2. Kinematism with orbital movement (1) according to claim 1,. characterised in that said first (2) and said second (3) motion transmitting means are respectively a motion entry shaft and a motion output shaft in/from said kinematism with orbital movement (1).

3. Kinematism with orbital movement (1) according to claim 1 or 2, characterised in that said thrust system (4, 12) is composed of at least one barrel-carrier crown (4) that supports a plurality of barrels (20) adapted to engage corresponding grooves (22) of the driven system (24, 26) composed of a disk (24) keyed onto the output shaft (3) . ^'

4. Kinematism with orbital movement (1) according to claim 1 or 2, characterised in that said thrust system (4, 12) is composed of at least one crown (12) adapted to push through connecting rods a driven system (26) composed of a plurality of pistons (11), said crown (12) being keyed slanted onto the entry shaft (2).

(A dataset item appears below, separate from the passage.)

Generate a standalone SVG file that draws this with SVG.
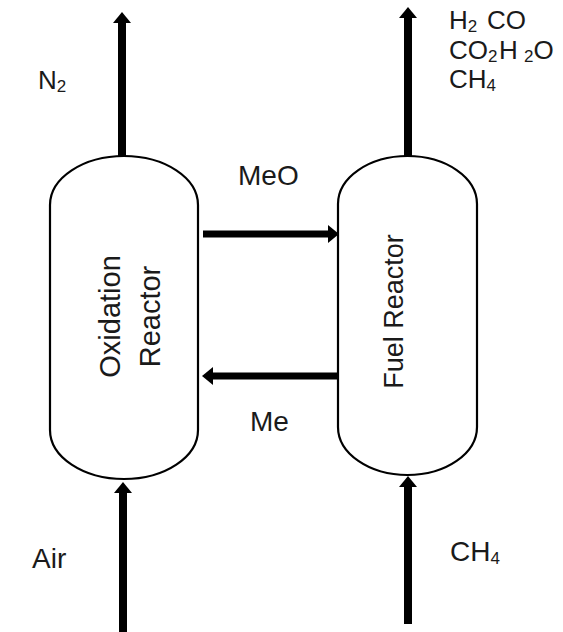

5. Kinematism with orbital movement (1) according to claim 1, 2 or 3, characterised in that it is adapted to be used in a revolution reducer or multiplier system in a mechanical transmission.

6. Kinematism with orbital movement (1) according to claim 1, 2 or 4, characterised in that it is adapted to be used in a compressor system, in particular used in an hydrocarbon-type or compressed-air-type engine.

7. Kinematism with orbital movement (1). according to claim 1 or 2, characterised in that it is adapted to be used in an explosion engine.